▶ **What to work on**
Every line of the material below must be repeated exactly.

▶ **Raw data**
____________________
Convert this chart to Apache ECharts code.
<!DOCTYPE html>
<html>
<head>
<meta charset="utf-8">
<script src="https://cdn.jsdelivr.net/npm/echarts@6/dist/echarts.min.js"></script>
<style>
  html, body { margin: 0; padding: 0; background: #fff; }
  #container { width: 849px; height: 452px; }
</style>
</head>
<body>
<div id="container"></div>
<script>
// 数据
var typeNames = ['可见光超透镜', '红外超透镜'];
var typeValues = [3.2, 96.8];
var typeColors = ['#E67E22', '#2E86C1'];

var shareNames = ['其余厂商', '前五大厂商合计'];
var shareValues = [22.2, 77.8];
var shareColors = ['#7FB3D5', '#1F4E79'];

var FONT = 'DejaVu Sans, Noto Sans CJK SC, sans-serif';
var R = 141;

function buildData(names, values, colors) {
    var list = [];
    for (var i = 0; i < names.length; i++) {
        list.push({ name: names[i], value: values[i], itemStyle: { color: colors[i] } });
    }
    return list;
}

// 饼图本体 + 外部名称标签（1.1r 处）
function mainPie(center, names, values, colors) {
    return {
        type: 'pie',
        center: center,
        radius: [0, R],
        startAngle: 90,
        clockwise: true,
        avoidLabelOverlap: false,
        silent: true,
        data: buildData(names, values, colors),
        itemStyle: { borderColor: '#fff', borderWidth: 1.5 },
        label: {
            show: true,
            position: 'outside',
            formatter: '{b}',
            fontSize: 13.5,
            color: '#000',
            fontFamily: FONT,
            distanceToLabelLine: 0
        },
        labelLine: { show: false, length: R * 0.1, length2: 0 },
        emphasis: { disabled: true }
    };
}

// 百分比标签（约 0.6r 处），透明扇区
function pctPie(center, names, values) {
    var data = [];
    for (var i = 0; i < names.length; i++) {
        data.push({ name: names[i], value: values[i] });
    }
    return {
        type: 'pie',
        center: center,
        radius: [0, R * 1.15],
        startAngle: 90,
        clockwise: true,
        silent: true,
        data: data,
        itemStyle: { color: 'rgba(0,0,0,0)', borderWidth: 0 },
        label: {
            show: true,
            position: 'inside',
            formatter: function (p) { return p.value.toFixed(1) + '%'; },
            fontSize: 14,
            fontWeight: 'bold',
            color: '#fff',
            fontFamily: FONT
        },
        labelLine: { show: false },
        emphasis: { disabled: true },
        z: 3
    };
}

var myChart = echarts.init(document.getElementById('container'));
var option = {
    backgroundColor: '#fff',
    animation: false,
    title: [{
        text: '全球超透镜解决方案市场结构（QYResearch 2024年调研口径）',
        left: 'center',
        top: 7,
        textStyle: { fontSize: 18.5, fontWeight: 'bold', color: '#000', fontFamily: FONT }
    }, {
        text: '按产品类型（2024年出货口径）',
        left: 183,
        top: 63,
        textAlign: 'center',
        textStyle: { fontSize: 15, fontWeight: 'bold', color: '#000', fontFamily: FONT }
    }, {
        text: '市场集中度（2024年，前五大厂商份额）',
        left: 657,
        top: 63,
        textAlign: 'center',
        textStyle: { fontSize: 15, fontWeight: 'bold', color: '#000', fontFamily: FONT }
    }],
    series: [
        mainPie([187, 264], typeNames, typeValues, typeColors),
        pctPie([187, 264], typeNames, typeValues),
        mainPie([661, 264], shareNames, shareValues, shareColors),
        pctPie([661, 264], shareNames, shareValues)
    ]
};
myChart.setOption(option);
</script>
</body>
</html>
____________________
▶ **Task answer**
Convert this chart to Apache ECharts code.
<!DOCTYPE html>
<html>
<head>
<meta charset="utf-8">
<script src="https://cdn.jsdelivr.net/npm/echarts@6/dist/echarts.min.js"></script>
<style>
  html, body { margin: 0; padding: 0; background: #fff; }
  #container { width: 849px; height: 452px; }
</style>
</head>
<body>
<div id="container"></div>
<script>
// 数据
var typeNames = ['可见光超透镜', '红外超透镜'];
var typeValues = [3.2, 96.8];
var typeColors = ['#E67E22', '#2E86C1'];

var shareNames = ['其余厂商', '前五大厂商合计'];
var shareValues = [22.2, 77.8];
var shareColors = ['#7FB3D5', '#1F4E79'];

var FONT = 'DejaVu Sans, Noto Sans CJK SC, sans-serif';
var R = 141;

function buildData(names, values, colors) {
    var list = [];
    for (var i = 0; i < names.length; i++) {
        list.push({ name: names[i], value: values[i], itemStyle: { color: colors[i] } });
    }
    return list;
}

// 饼图本体 + 外部名称标签（1.1r 处）
function mainPie(center, names, values, colors) {
    return {
        type: 'pie',
        center: center,
        radius: [0, R],
        startAngle: 90,
        clockwise: true,
        avoidLabelOverlap: false,
        silent: true,
        data: buildData(names, values, colors),
        itemStyle: { borderColor: '#fff', borderWidth: 1.5 },
        label: {
            show: true,
            position: 'outside',
            formatter: '{b}',
            fontSize: 13.5,
            color: '#000',
            fontFamily: FONT,
            distanceToLabelLine: 0
        },
        labelLine: { show: false, length: R * 0.1, length2: 0 },
        emphasis: { disabled: true }
    };
}

// 百分比标签（约 0.6r 处），透明扇区
function pctPie(center, names, values) {
    var data = [];
    for (var i = 0; i < names.length; i++) {
        data.push({ name: names[i], value: values[i] });
    }
    return {
        type: 'pie',
        center: center,
        radius: [0, R * 1.15],
        startAngle: 90,
        clockwise: true,
        silent: true,
        data: data,
        itemStyle: { color: 'rgba(0,0,0,0)', borderWidth: 0 },
        label: {
            show: true,
            position: 'inside',
            formatter: function (p) { return p.value.toFixed(1) + '%'; },
            fontSize: 14,
            fontWeight: 'bold',
            color: '#fff',
            fontFamily: FONT
        },
        labelLine: { show: false },
        emphasis: { disabled: true },
        z: 3
    };
}

var myChart = echarts.init(document.getElementById('container'));
var option = {
    backgroundColor: '#fff',
    animation: false,
    title: [{
        text: '全球超透镜解决方案市场结构（QYResearch 2024年调研口径）',
        left: 'center',
        top: 7,
        textStyle: { fontSize: 18.5, fontWeight: 'bold', color: '#000', fontFamily: FONT }
    }, {
        text: '按产品类型（2024年出货口径）',
        left: 183,
        top: 63,
        textAlign: 'center',
        textStyle: { fontSize: 15, fontWeight: 'bold', color: '#000', fontFamily: FONT }
    }, {
        text: '市场集中度（2024年，前五大厂商份额）',
        left: 657,
        top: 63,
        textAlign: 'center',
        textStyle: { fontSize: 15, fontWeight: 'bold', color: '#000', fontFamily: FONT }
    }],
    series: [
        mainPie([187, 264], typeNames, typeValues, typeColors),
        pctPie([187, 264], typeNames, typeValues),
        mainPie([661, 264], shareNames, shareValues, shareColors),
        pctPie([661, 264], shareNames, shareValues)
    ]
};
myChart.setOption(option);
</script>
</body>
</html>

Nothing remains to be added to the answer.